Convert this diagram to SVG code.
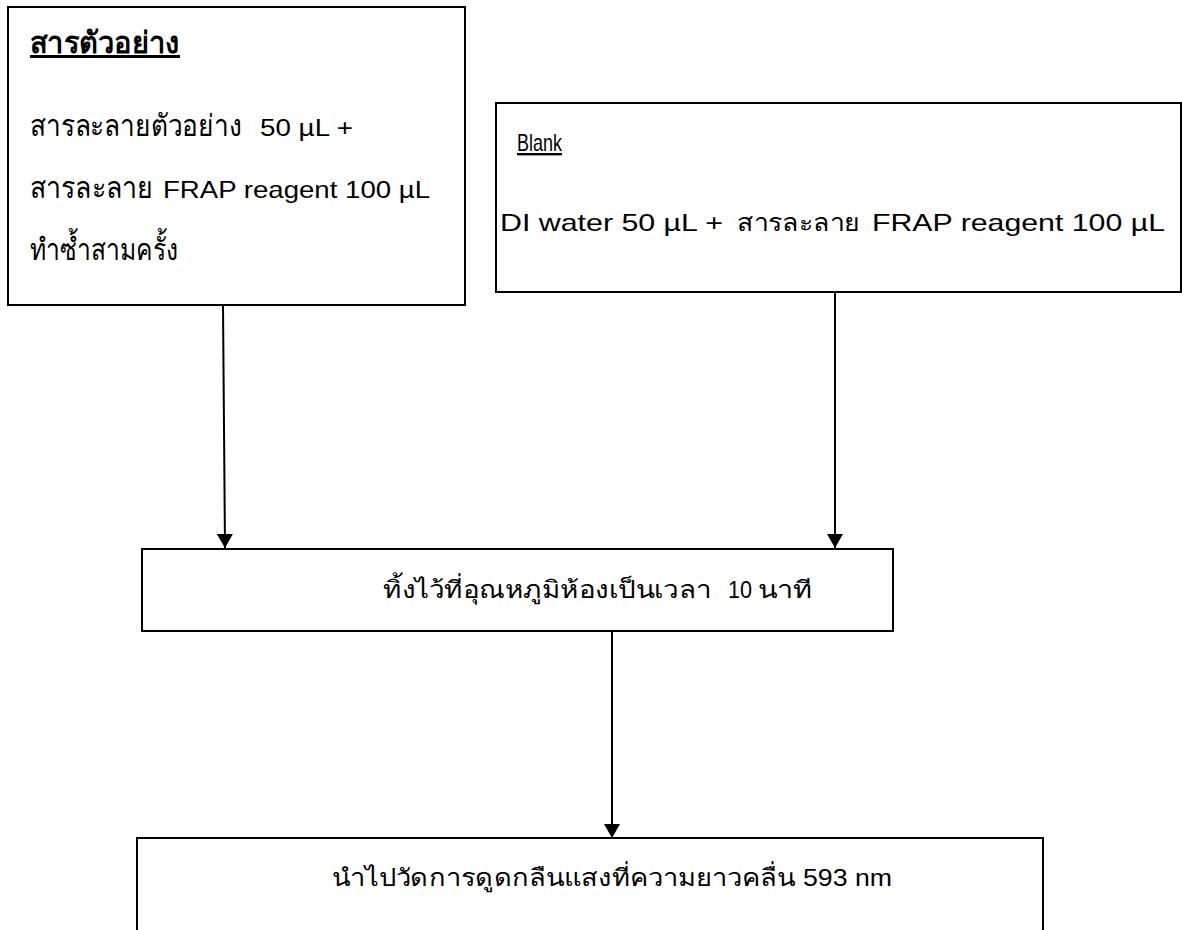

...

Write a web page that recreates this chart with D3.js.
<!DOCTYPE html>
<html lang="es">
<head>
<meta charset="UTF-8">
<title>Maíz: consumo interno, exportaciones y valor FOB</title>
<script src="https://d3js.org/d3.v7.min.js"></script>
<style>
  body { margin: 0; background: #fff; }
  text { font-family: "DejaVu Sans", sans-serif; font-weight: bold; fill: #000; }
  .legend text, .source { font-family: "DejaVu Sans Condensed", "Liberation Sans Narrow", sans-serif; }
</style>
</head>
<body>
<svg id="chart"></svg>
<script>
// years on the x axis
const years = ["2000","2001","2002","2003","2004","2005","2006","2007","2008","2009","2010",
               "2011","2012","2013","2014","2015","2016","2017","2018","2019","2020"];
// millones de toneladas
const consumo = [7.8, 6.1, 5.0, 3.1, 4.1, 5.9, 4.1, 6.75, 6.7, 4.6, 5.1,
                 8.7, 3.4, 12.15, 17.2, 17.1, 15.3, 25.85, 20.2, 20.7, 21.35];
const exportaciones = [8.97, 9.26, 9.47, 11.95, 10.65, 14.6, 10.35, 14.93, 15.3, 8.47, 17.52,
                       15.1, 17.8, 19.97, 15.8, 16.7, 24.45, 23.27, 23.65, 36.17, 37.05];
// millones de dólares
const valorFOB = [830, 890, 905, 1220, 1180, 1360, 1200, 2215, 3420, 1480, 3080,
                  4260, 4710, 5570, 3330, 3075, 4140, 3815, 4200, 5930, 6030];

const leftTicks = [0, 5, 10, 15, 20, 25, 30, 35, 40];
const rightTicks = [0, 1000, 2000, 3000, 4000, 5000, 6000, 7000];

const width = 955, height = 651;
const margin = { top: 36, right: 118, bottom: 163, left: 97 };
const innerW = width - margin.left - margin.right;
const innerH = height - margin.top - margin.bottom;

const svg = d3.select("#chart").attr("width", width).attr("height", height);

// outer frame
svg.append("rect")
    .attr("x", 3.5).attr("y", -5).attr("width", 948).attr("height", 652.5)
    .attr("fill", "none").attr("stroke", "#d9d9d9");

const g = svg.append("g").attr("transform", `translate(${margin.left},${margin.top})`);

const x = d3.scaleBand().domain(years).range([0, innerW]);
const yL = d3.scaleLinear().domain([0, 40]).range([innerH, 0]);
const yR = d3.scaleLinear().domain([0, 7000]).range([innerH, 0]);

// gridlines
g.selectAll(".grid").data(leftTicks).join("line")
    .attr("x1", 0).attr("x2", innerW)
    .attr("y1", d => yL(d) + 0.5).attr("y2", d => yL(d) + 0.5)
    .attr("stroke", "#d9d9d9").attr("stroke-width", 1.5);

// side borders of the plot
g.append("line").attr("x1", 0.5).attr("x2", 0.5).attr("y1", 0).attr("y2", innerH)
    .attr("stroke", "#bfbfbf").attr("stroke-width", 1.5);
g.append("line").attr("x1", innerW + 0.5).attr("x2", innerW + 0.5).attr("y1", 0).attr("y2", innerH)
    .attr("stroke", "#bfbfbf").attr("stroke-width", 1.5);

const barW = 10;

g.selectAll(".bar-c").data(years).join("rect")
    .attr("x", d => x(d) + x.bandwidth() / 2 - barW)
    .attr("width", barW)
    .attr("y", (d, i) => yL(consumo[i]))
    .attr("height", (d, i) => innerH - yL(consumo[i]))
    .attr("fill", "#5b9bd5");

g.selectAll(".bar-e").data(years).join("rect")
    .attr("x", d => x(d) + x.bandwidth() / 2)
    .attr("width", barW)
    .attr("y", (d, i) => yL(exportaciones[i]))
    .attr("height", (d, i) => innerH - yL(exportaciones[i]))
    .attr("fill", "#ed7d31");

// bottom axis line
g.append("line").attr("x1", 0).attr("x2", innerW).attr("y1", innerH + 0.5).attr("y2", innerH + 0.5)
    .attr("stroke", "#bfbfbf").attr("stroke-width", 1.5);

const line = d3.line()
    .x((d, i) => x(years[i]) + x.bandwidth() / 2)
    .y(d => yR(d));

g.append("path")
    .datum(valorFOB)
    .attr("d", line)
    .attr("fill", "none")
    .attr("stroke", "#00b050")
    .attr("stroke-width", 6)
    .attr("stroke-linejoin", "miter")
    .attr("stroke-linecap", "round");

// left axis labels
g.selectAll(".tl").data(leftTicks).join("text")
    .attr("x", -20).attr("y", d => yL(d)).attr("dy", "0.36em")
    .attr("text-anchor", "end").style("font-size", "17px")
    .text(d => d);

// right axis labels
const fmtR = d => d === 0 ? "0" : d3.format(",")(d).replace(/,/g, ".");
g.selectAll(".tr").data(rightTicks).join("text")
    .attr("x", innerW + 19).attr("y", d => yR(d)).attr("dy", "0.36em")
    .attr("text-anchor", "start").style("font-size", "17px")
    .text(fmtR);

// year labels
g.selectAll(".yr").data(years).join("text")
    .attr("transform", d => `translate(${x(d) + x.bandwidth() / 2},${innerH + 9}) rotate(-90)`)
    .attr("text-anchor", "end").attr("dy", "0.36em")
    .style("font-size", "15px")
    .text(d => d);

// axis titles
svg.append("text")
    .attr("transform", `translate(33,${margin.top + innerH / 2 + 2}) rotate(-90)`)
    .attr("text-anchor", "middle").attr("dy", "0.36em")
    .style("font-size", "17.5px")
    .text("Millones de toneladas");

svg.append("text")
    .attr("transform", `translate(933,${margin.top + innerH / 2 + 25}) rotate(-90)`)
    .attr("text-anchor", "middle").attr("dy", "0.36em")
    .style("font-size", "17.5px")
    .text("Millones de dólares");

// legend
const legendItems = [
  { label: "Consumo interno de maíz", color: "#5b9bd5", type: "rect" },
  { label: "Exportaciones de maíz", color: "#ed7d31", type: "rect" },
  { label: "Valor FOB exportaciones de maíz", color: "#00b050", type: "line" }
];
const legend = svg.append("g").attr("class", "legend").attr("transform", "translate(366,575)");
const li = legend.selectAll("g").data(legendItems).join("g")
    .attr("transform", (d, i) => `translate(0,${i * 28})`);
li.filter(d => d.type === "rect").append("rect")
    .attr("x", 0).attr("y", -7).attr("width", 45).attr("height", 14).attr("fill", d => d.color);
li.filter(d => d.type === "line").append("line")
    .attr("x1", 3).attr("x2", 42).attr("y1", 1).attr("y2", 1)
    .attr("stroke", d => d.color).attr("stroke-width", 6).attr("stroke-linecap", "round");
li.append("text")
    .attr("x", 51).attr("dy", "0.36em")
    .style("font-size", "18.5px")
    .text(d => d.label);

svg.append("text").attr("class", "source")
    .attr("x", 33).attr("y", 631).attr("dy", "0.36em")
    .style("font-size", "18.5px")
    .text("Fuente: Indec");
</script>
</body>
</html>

◆ **Your instructions**
Check each line above for the word "chart" and say how many have it, with nothing else.

◆ **Output for this task**
3